Federal Bank Ltd was incorporated in 1931 as Travancore Federal Bank Limited. It provides retail & corporate banking, para banking activities such as debit card, third party product distribution etc., treasury & foreign exchange business.
The bank has a strong retail funding franchise, including a stable base of NRI deposits, largely contributed by remittances from the expatriate Indian community in the Middle East.
Segment Break-up -
Federal Bank earns 60.2% from Retail Banking, 25.2% from Corporate & Wholesale Banking, 13.6% from Treasury & 1.1% from others.
Financial Summary -
Q2FY23 (YoY)
Net Interest Income at ₹1762 Cr ⬆️19%
Operating Profit ₹1212 Cr ⬆️33%
Net Profit ₹704 Cr ⬆️53%
Broad based Loan Growth, Accelerated Fee Income & Strong Asset Quality results in "Highest Ever Net Profit".
Asset Quality Trends -
Total stressed book steadily trending down & is at 1.98% of average total assets.
Provision Coverage Ratio up by 238bps to 67.41%.
Strong Recovery & Upgradation of 329 Cr in Q2.
Business Growth -
▪️Retail Banking:
~CV/CE Asset book up 63% YOY with 82% of the book qualifying under PSL. Activated CVCE business pan 🇮🇳.
~Retail Asset has grown at 18% YoY (Home loan -18%, LAP -15%, Auto Loan -26%)
~Increased footprint in high margin MFI segment through BC delivery channels with monthly run rate crossing 100Cr/month.
~Debit Card Spend at YoY growth of 30%.
▪️Wholesale Banking:
~Corporate Banking book hit the milestone of 60000+ Cr & grew by 22% YoY with Transaction Banking & Trade mandates leading the way.
~Fee income up by 41% YoY.
~SCF business focus resulted in 61% growth in Dealer/Vendor finance during H1.
Select Segments -
Federal Bank's select high yielding portfolio share in total advance up 20% in Sep’22. Rev share from these select segments increased 18%. MSME credit lines (BuB + CoB) up by 18% (YoY),CV/CE 64% (YoY), Credit Card 2601% & Micro Finance 128%.
Distribution : Deriving Efficiency from Footprint.
~Opened 25 Branches in H1, with plans to open a total of 75 branches in FY23.
~Over the next 3 years, the outreach of the Bank would be increased by 250 branches outside Kerala.
Digital Migration -
~Digital Transaction have seen a 22% YoY growth.
~Mobile banking volume stands at 13,368 Cr, a 23% YoY growth.
~Digital share stands at 88% for the month of Sept 22.
Innovation & Growth through Partnerships-
Partnered with PaisaBazaar.
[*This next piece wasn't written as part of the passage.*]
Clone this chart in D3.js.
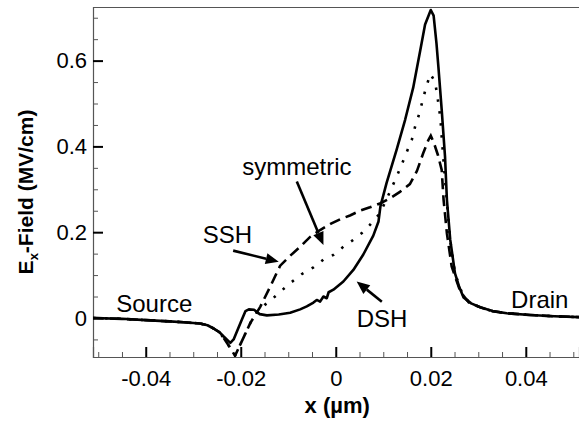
<!DOCTYPE html>
<html><head><meta charset="utf-8">
<script src="https://cdn.jsdelivr.net/npm/d3@7"></script>
<style>
html,body{margin:0;padding:0;background:#fff;}
svg{display:block;font-family:Arial,"Liberation Sans",sans-serif;}
</style></head>
<body><svg id="chart" width="579" height="421"></svg>
<script>
// ---- data (x in µm, Ex in MV/cm) ----
const seriesNames = ["DSH", "SSH", "symmetric"];
const dsh = [
 [-0.0511,0.000],[-0.045,-0.002],[-0.040,-0.005],[-0.035,-0.008],[-0.032,-0.010],[-0.0286,-0.013],
 [-0.0270,-0.017],[-0.0258,-0.024],[-0.0245,-0.033],[-0.0237,-0.042],[-0.0222,-0.058],[-0.0215,-0.050],
 [-0.0200,-0.010],[-0.0190,0.016],[-0.0183,0.020],[-0.0172,0.019],[-0.0160,0.009],[-0.0145,0.006],
 [-0.0120,0.008],[-0.0096,0.012],[-0.0075,0.020],[-0.0061,0.027],[-0.0047,0.036],[-0.0040,0.042],
 [-0.0033,0.038],[-0.0026,0.050],[-0.0019,0.046],[-0.0015,0.060],[-0.0005,0.066],[0.0016,0.085],
 [0.0037,0.112],[0.0058,0.148],[0.0079,0.192],[0.0090,0.225],[0.0094,0.260],[0.0107,0.315],
 [0.0128,0.392],[0.0146,0.462],[0.0163,0.537],[0.0178,0.625],[0.0188,0.684],[0.0200,0.718],
 [0.0206,0.705],[0.0212,0.640],[0.0216,0.586],[0.0223,0.485],[0.0230,0.376],[0.0234,0.275],
 [0.0241,0.182],[0.0251,0.104],[0.0260,0.072],[0.0269,0.048],[0.0285,0.034],[0.0304,0.025],
 [0.0330,0.016],[0.0360,0.011],[0.0409,0.007],[0.0460,0.004],[0.0512,0.002]
];
const ssh = [
 [-0.0511,0.000],[-0.045,-0.002],[-0.040,-0.005],[-0.035,-0.008],[-0.032,-0.010],[-0.0286,-0.013],
 [-0.0270,-0.017],[-0.0258,-0.024],[-0.0245,-0.033],[-0.0237,-0.045],[-0.0222,-0.070],[-0.0212,-0.088],
 [-0.0201,-0.062],[-0.0180,-0.012],[-0.0159,0.026],[-0.0138,0.073],[-0.0117,0.122],[-0.0096,0.145],
 [-0.0075,0.166],[-0.0054,0.189],[-0.0033,0.205],[-0.0010,0.220],[0.0009,0.230],[0.0030,0.239],
 [0.0051,0.250],[0.0072,0.258],[0.0093,0.267],[0.0114,0.279],[0.0135,0.294],[0.0156,0.312],
 [0.0171,0.343],[0.0184,0.384],[0.0195,0.415],[0.0200,0.425],[0.0206,0.410],[0.0215,0.380],
 [0.0223,0.345],[0.0227,0.275],[0.0234,0.197],[0.0244,0.120],[0.0262,0.062],[0.0280,0.036],
 [0.0304,0.025],[0.0330,0.016],[0.0360,0.011],[0.0409,0.007],[0.0460,0.004],[0.0512,0.002]
];
const sym = [
 [-0.0511,0.000],[-0.045,-0.002],[-0.040,-0.005],[-0.035,-0.008],[-0.032,-0.010],[-0.0286,-0.013],
 [-0.0270,-0.017],[-0.0258,-0.024],[-0.0245,-0.033],[-0.0237,-0.045],[-0.0222,-0.070],[-0.0212,-0.088],
 [-0.0201,-0.062],[-0.0180,-0.012],[-0.0165,0.015],[-0.0150,0.030],[-0.0138,0.040],[-0.0117,0.061],
 [-0.0096,0.081],[-0.0072,0.102],[-0.0047,0.118],[-0.0026,0.136],[-0.0005,0.147],[0.0016,0.166],
 [0.0037,0.182],[0.0055,0.198],[0.0072,0.217],[0.0093,0.244],[0.0114,0.294],[0.0128,0.329],
 [0.0139,0.358],[0.0149,0.386],[0.0160,0.415],[0.0167,0.446],[0.0176,0.477],[0.0183,0.508],
 [0.0190,0.537],[0.0199,0.569],[0.0209,0.551],[0.0214,0.516],[0.0218,0.485],[0.0221,0.454],
 [0.0223,0.422],[0.0228,0.350],[0.0234,0.270],[0.0241,0.180],[0.0251,0.104],[0.0269,0.048],
 [0.0285,0.034],[0.0304,0.025],[0.0330,0.016],[0.0360,0.011],[0.0409,0.007],[0.0460,0.004],
 [0.0512,0.002]
];
const xTicks = [-0.04, -0.02, 0, 0.02, 0.04];
const xTickLabels = ["-0.04", "-0.02", "0", "0.02", "0.04"];
const yTicks = [0, 0.2, 0.4, 0.6];
const yTickLabels = ["0", "0.2", "0.4", "0.6"];
const xDomain = [-0.0511, 0.0512];
const yDomain = [-0.091, 0.725];

// ---- layout ----
const L = 93, R = 579, T = 7, B = 357;
const svg = d3.select("#chart");
const x = d3.scaleLinear().domain(xDomain).range([L, R]);
const y = d3.scaleLinear().domain(yDomain).range([B, T]);

svg.append("defs").append("clipPath").attr("id","clip")
  .append("rect").attr("x",L).attr("y",T).attr("width",R-L).attr("height",B-T);

// top frame line
svg.append("line").attr("x1",L).attr("x2",R).attr("y1",T+0.5).attr("y2",T+0.5).attr("stroke","#555").attr("stroke-width",1);

// x axis
const xMinor = d3.range(-0.05, 0.0501, 0.005).filter(v => !xTicks.some(t => Math.abs(t - v) < 1e-6));
const gxm = svg.append("g").attr("transform",`translate(0,${B})`)
  .call(d3.axisBottom(x).tickValues(xMinor).tickSize(-5).tickFormat(""));
gxm.selectAll(".tick line").attr("stroke","#555").attr("stroke-width",1);
gxm.select(".domain").remove();
const gx = svg.append("g").attr("transform",`translate(0,${B})`)
  .call(d3.axisBottom(x).tickValues(xTicks).tickSize(-10).tickPadding(13).tickFormat((d,i) => xTickLabels[i]));
gx.select(".domain").attr("stroke","#555").attr("stroke-width",1.2);
gx.selectAll(".tick line").attr("stroke","#000").attr("stroke-width",2);
gx.selectAll(".tick text").attr("font-size",22).attr("fill","#000").attr("font-family","Arial,'Liberation Sans',sans-serif");

// y axis
const yMinor = d3.range(-0.05, 0.7001, 0.05).filter(v => !yTicks.some(t => Math.abs(t - v) < 1e-6));
const gym = svg.append("g").attr("transform",`translate(${L},0)`)
  .call(d3.axisLeft(y).tickValues(yMinor).tickSize(-5).tickFormat(""));
gym.selectAll(".tick line").attr("stroke","#555").attr("stroke-width",1);
gym.select(".domain").remove();
const gy = svg.append("g").attr("transform",`translate(${L},0)`)
  .call(d3.axisLeft(y).tickValues(yTicks).tickSize(-10).tickPadding(6).tickFormat((d,i) => yTickLabels[i]));
gy.select(".domain").attr("stroke","#555").attr("stroke-width",1.2);
gy.selectAll(".tick line").attr("stroke","#000").attr("stroke-width",2);
gy.selectAll(".tick text").attr("font-size",22).attr("fill","#000").attr("font-family","Arial,'Liberation Sans',sans-serif");

// axis titles
svg.append("text").attr("x", x(0.0003)).attr("y", 413).attr("text-anchor","middle")
  .attr("font-size",22).attr("font-weight","bold").text("x (µm)");
const yt = svg.append("text").attr("transform",`translate(33,${(T+B)/2+10}) rotate(-90)`)
  .attr("text-anchor","middle").attr("font-size",21).attr("font-weight","bold");
yt.append("tspan").text("E");
yt.append("tspan").attr("font-size",13).attr("dy",5).text("x");
yt.append("tspan").attr("dy",-5).text("-Field (MV/cm)");

// curves
const line = d3.line().x(d => x(d[0])).y(d => y(d[1])).curve(d3.curveLinear);
const plot = svg.append("g").attr("clip-path","url(#clip)");
plot.append("path").datum(sym).attr("d",line).attr("fill","none").attr("stroke","#000")
  .attr("stroke-width",2.6).attr("stroke-dasharray","2.5,9.5");
plot.append("path").datum(ssh).attr("d",line).attr("fill","none").attr("stroke","#000")
  .attr("stroke-width",2.6).attr("stroke-dasharray","11,6");
plot.append("path").datum(dsh).attr("d",line).attr("fill","none").attr("stroke","#000")
  .attr("stroke-width",2.6).attr("stroke-linejoin","round");

// annotations
const ann = svg.append("g").attr("font-size",24).attr("fill","#000");
ann.append("text").attr("x",x(-0.0462)).attr("y",y(0.015)).text("Source");
ann.append("text").attr("x",x(0.0369)).attr("y",y(0.023)).text("Drain");
ann.append("text").attr("x",x(-0.0197)).attr("y",y(0.333)).text(seriesNames[2]);
ann.append("text").attr("x",x(-0.0280)).attr("y",y(0.175)).text(seriesNames[1]);
ann.append("text").attr("x",x(0.0044)).attr("y",y(-0.021)).text(seriesNames[0]);

// arrows: [tail, tip] in data coords
const arrows = [
  [[-0.0082,0.318],[-0.0026,0.170]],
  [[-0.0216,0.157],[-0.0120,0.131]],
  [[0.0097,0.038],[0.0044,0.085]]
];
arrows.forEach(a => {
  const x1 = x(a[0][0]), y1 = y(a[0][1]), x2 = x(a[1][0]), y2 = y(a[1][1]);
  const ang = Math.atan2(y2-y1, x2-x1);
  const hl = 13, hw = 5.5;
  const bx = x2 - hl*Math.cos(ang), by = y2 - hl*Math.sin(ang);
  svg.append("line").attr("x1",x1).attr("y1",y1).attr("x2",bx).attr("y2",by)
    .attr("stroke","#000").attr("stroke-width",2.6);
  const px = -Math.sin(ang)*hw, py = Math.cos(ang)*hw;
  svg.append("path").attr("d",`M${x2},${y2}L${bx+px},${by+py}L${bx-px},${by-py}Z`).attr("fill","#000");
});
</script></body></html>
PB is one of 🇮🇳’s largest digital marketplace for consumer credits, is expected to enhance the unsecured portfolio.
🤝with FPL Technologies popularly known as 'One Card' for issuing co-branded credit cards.
Bank is live with 2 leading Fintech Partner (Fi & Jupiter).
More than 4.5L accounts are being opened every month by Fi & Jupiter.
Federal Bank, DGV & Amul 🤝to digitise the farmer milk payment cycle spread across 18000 milk societies & 36L farmers.
Risks -
• The Bank is aggressively launching new products, the success and delinquencies there needs to be monitored.
• Any delay in the recovery, higher than
expected haircuts or sharp rise in the slippage could impact the profitability & business growth prospects.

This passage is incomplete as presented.